• PROBLEM DETAILS:
Wherever the string "this" appears, copy the whole line.

┌────────

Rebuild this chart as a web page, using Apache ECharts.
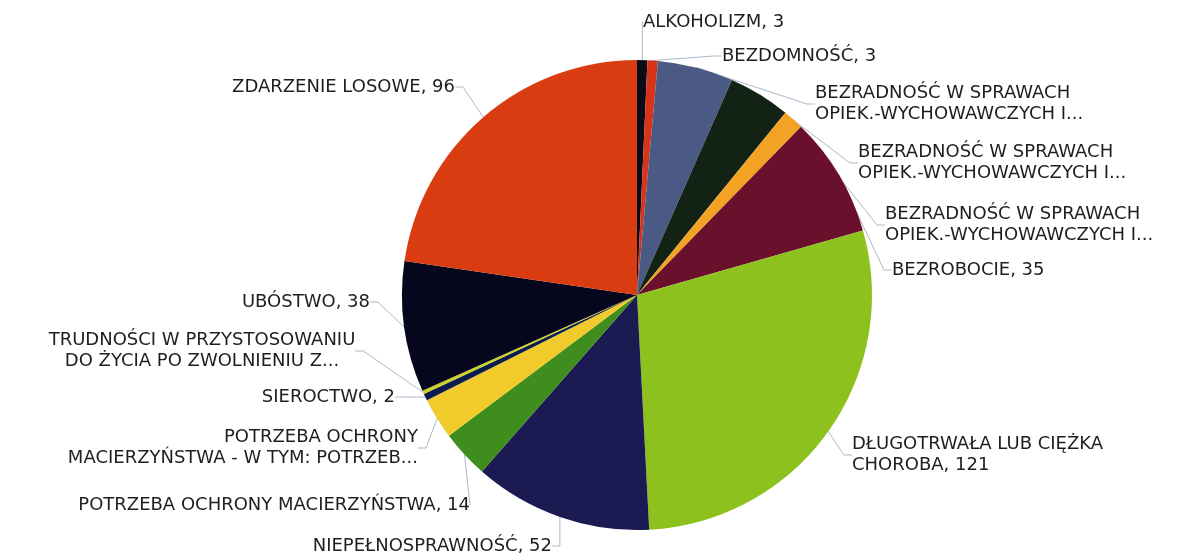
<!DOCTYPE html>
<html>
<head>
    <meta charset="utf-8" />
    <title>Powody przyznania pomocy</title>
    <script src="https://cdn.jsdelivr.net/npm/echarts@6/dist/echarts.min.js"></script>
    <style>
        html, body { margin: 0; padding: 0; background: #fff; }
        #container { width: 1201px; height: 557px; }
    </style>
</head>
<body>
    <div id="container"></div>
    <script>
    // kategorie (kolejnosc zgodnie z ruchem wskazowek zegara od godziny 12)
    var categories = [
        'ALKOHOLIZM',
        'BEZDOMNOŚĆ',
        'BEZRADNOŚĆ W SPRAWACH\nOPIEK.-WYCHOWAWCZYCH I...',
        'BEZRADNOŚĆ W SPRAWACH\nOPIEK.-WYCHOWAWCZYCH I...',
        'BEZRADNOŚĆ W SPRAWACH\nOPIEK.-WYCHOWAWCZYCH I...',
        'BEZROBOCIE',
        'DŁUGOTRWAŁA LUB CIĘŻKA\nCHOROBA',
        'NIEPEŁNOSPRAWNOŚĆ',
        'POTRZEBA OCHRONY MACIERZYŃSTWA',
        'POTRZEBA OCHRONY\nMACIERZYŃSTWA - W TYM: POTRZEB...',
        'SIEROCTWO',
        'TRUDNOŚCI W PRZYSTOSOWANIU\nDO ŻYCIA PO ZWOLNIENIU Z...',
        'UBÓSTWO',
        'ZDARZENIE LOSOWE'
    ];
    var values = [3, 3, 22, 18, 6, 35, 121, 52, 14, 12, 2, 1, 38, 96];
    var colors = ['#0c0c18', '#d8341a', '#4b5a84', '#122214', '#f3a224', '#6a0f2c',
                  '#8dc21e', '#1b1a52', '#3f8d1c', '#f1ca2c', '#0b1c4c', '#c9d226',
                  '#06061c', '#d93c10'];

    // miejsca etykiet (kotwica tekstu) - jak na oryginale
    var labelPos = [
        [643, 22, 'left'], [722, 56, 'left'], [815, 104, 'left'], [858, 163, 'left'],
        [885, 225, 'left'], [892, 270, 'left'], [852, 455, 'left'], [552, 546, 'right'],
        [470, 505, 'right'], [418, 448, 'right'], [395, 397, 'right'], [202, 351, 'center'],
        [370, 302, 'right'], [455, 87, 'right']
    ];

    var dataArr = [];
    for (var i = 0; i < categories.length; i++) {
        dataArr.push({ name: categories[i], value: values[i], itemStyle: { color: colors[i] } });
    }

    var myChart = echarts.init(document.getElementById('container'));
    var option = {
        backgroundColor: '#fff',
        animation: false,
        series: [{
            type: 'pie',
            center: [637, 295],
            radius: 235,
            startAngle: 90,
            clockwise: true,
            label: {
                show: true,
                color: '#1e1e1e',
                fontFamily: 'DejaVu Sans',
                fontSize: 18,
                lineHeight: 21,
                formatter: function (p) {
                    // ucięte nazwy nie mają wartości
                    if (p.name.slice(-3) === '...') return p.name;
                    return p.name + ', ' + p.value;
                }
            },
            labelLine: {
                show: true,
                length: 18,
                length2: 8,
                lineStyle: { color: '#a9b9c9', width: 1 }
            },
            labelLayout: function (params) {
                var p = labelPos[params.dataIndex];
                return { x: p[0], y: p[1], align: p[2], verticalAlign: 'middle' };
            },
            itemStyle: { borderWidth: 0 },
            emphasis: { disabled: true },
            data: dataArr
        }]
    };
    myChart.setOption(option);
    </script>
</body>
</html>
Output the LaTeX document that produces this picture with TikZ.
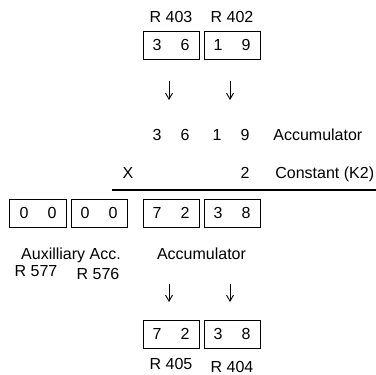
\documentclass[tikz,border=0pt]{standalone}
\usepackage{fontspec}
\setmainfont{Liberation Sans}
\usetikzlibrary{arrows.meta}

\newcommand{\pair}[2]{#1\hspace{1.2em}#2}

\tikzset{
    regbox/.style={draw, line width=0.5pt, minimum width=28pt, minimum height=14pt, inner sep=0pt},
    lbl/.style={anchor=base, inner sep=0pt},
    lbw/.style={anchor=base west, inner sep=0pt},
    darr/.style={-{Straight Barb[length=3pt,width=3.5pt]}, line width=0.45pt},
}

\begin{document}
\begin{tikzpicture}[x=0.5pt, y=-0.5pt, font=\fontsize{8}{9.6}\selectfont]
    \useasboundingbox (0,0) rectangle (376,375);

    % Source registers
    \node[regbox] (r403) at (171,45) {\pair{3}{6}};
    \node[regbox] (r402) at (232,45) {\pair{1}{9}};
    \node[lbl] (l403) at (171,23) {R 403};
    \node[lbl] (l402) at (232,23) {R 402};

    % Load arrows
    \foreach \x/\n in {169/a, 230/b}
        {
            \coordinate (lda\n) at (\x,81);
            \coordinate (ldb\n) at (\x,100);
            \draw[darr] (lda\n) -- (ldb\n);
        }

    % Accumulator and constant
    \node[lbl] (acc1) at (171,140.5) {\pair{3}{6}};
    \node[lbl] (acc2) at (231,140.5) {\pair{1}{9}};
    \node[lbw] (acclbl) at (273,140.5) {Accumulator};

    \node[lbl] (times) at (128,178.5) {X};
    \node[lbl] (k2) at (245,178.5) {2};
    \node[lbw] (k2lbl) at (275,178.5) {Constant (K2)};

    \coordinate (rulel) at (112,190);
    \coordinate (ruler) at (376,190);
    \draw[line width=0.6pt] (rulel) -- (ruler);

    % Result: auxilliary accumulator and accumulator
    \foreach \n/\x/\a/\b in {r577/38/0/0, r576/99/0/0, res1/171/7/2, res2/232/3/8}
        {
            \node[regbox] (\n) at (\x,213) {\pair{\a}{\b}};
        }
    \node[lbl] (auxlbl) at (71,259) {Auxilliary Acc.};
    \node[lbl] (reslbl) at (201.5,259) {Accumulator};
    \node[lbl] (l577) at (36,276.5) {R 577};
    \node[lbl] (l576) at (98,279.5) {R 576};

    % Store arrows
    \foreach \x/\n in {169/a, 230/b}
        {
            \coordinate (sta\n) at (\x,284);
            \coordinate (stb\n) at (\x,302);
            \draw[darr] (sta\n) -- (stb\n);
        }

    % Destination registers
    \node[regbox] (r405) at (171,334) {\pair{7}{2}};
    \node[regbox] (r404) at (232,334) {\pair{3}{8}};
    \node[lbl] (l405) at (171,370) {R 405};
    \node[lbl] (l404) at (232,372) {R 404};

\end{tikzpicture}
\end{document}
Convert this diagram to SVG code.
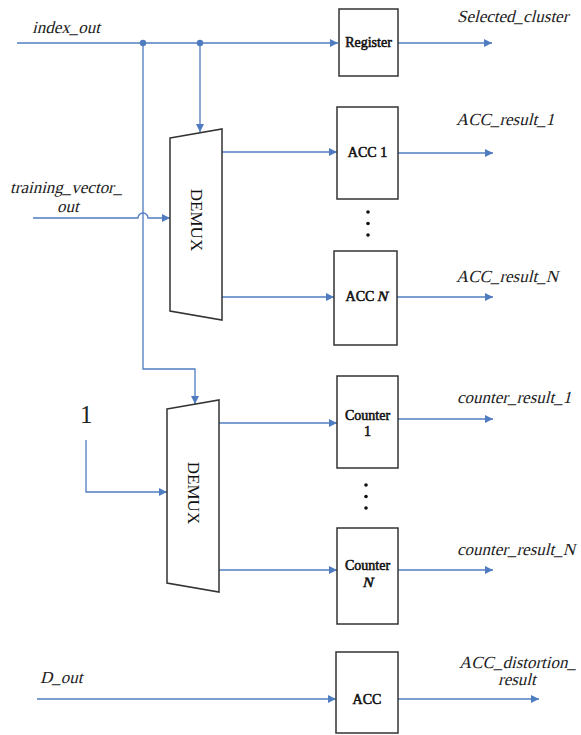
<svg xmlns="http://www.w3.org/2000/svg" width="581" height="735" viewBox="0 0 581 735">
<style>
.w{fill:none;stroke:#4f7cc0;stroke-width:1.3}
.a{marker-end:url(#ah)}
.box{fill:#fff;stroke:#333;stroke-width:1.5}
.lbl{font-family:"Liberation Serif","Times New Roman",serif;font-size:17px;fill:#222}
.bt{font-family:"Liberation Serif","Times New Roman",serif;font-size:14px;fill:#111;stroke:#111;stroke-width:0.55;text-anchor:middle}
.dm{font-family:"Liberation Serif","Times New Roman",serif;font-size:17px;fill:#111;text-anchor:middle;dominant-baseline:central}
</style>
<defs>
<marker id="ah" viewBox="0 0 10 10" refX="10" refY="5" markerWidth="9" markerHeight="8" markerUnits="userSpaceOnUse" orient="auto">
<path d="M0 0L10 5L0 10z" fill="#4f7cc0"/>
</marker>
</defs>
<g id="connectors">
<path class="w a" d="M17 43H338"/>
<path class="w a" d="M398 43H492"/>
<path class="w a" d="M200 43V132"/>
<path class="w a" d="M143 43V369H195V404"/>
<path class="w a" d="M33 218H138a5 5 0 0 1 10 0H170"/>
<path class="w a" d="M222 152H337"/>
<path class="w a" d="M222 297H334"/>
<path class="w a" d="M398 153H493"/>
<path class="w a" d="M397 297H493"/>
<path class="w a" d="M86 440V492H167"/>
<path class="w a" d="M219 423H337"/>
<path class="w a" d="M219 570H337"/>
<path class="w a" d="M398 419H493"/>
<path class="w a" d="M398 570H493"/>
<path class="w a" d="M37 699H336"/>
<path class="w a" d="M398 699H539"/>
<circle cx="143" cy="43" r="3.2" fill="#4f7cc0"/>
<circle cx="200" cy="43" r="3.2" fill="#4f7cc0"/>
</g>
<g id="labels">
<text class="lbl" transform="translate(32 33) skewX(-14)">index_out</text>
<text class="lbl" transform="translate(457 22) skewX(-14)">Selected_cluster</text>
<text class="lbl" transform="translate(10 193) skewX(-14)">training_vector_</text>
<text class="lbl" transform="translate(57 212) skewX(-14)">out</text>
<text class="lbl" transform="translate(456 125) skewX(-14)">ACC_result_1</text>
<text class="lbl" transform="translate(456 282) skewX(-14)">ACC_result_N</text>
<text x="80" y="423" style="font-family:'Liberation Serif',serif;font-size:25px;fill:#222">1</text>
<text class="lbl" transform="translate(457 403) skewX(-14)">counter_result_1</text>
<text class="lbl" transform="translate(457 555) skewX(-14)">counter_result_N</text>
<text class="lbl" transform="translate(40 683) skewX(-14)">D_out</text>
<text class="lbl" transform="translate(459 668) skewX(-14)">ACC_distortion_</text>
<text class="lbl" transform="translate(498 685) skewX(-14)">result</text>
</g>
<g id="register">
<rect class="box" x="339" y="9" width="59" height="67"/>
<text class="bt" x="368.5" y="47">Register</text>
</g>
<g id="demux1">
<path class="box" d="M170 138L222 129V320L170 311Z"/>
<text class="dm" transform="rotate(90 196 220)" x="196" y="220">DEMUX</text>
</g>
<g id="acc1">
<rect class="box" x="337" y="107" width="61" height="92"/>
<text class="bt" x="367.5" y="157">ACC 1</text>
</g>
<g id="dots1">
<circle cx="368" cy="212" r="1.8" fill="#111"/>
<circle cx="368" cy="223.5" r="1.8" fill="#111"/>
<circle cx="368" cy="235" r="1.8" fill="#111"/>
</g>
<g id="accN">
<rect class="box" x="334" y="251" width="63" height="94"/>
<text class="bt" x="360" y="301">ACC</text>
<text class="bt" transform="translate(382 301) skewX(-14)">N</text>
</g>
<g id="demux2">
<path class="box" d="M167 409L219 400V592L167 583Z"/>
<text class="dm" transform="rotate(90 193 493)" x="193" y="493">DEMUX</text>
</g>
<g id="counter1">
<rect class="box" x="337" y="376" width="61" height="92"/>
<text class="bt" x="367.5" y="420">Counter</text>
<text class="bt" x="367.5" y="436">1</text>
</g>
<g id="dots2">
<circle cx="366" cy="485" r="1.8" fill="#111"/>
<circle cx="366" cy="496.5" r="1.8" fill="#111"/>
<circle cx="366" cy="508" r="1.8" fill="#111"/>
</g>
<g id="counterN">
<rect class="box" x="337" y="528" width="61" height="96"/>
<text class="bt" x="367.5" y="570">Counter</text>
<text class="bt" transform="translate(367.5 587) skewX(-14)">N</text>
</g>
<g id="acc">
<rect class="box" x="336" y="652" width="62" height="81"/>
<text class="bt" x="367" y="704">ACC</text>
</g>
</svg>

└────────

• WRITTEN RESPONSE:
Rebuild this chart as a web page, using Apache ECharts.
Output the LaTeX document that produces this picture with TikZ.
Convert this diagram to SVG code.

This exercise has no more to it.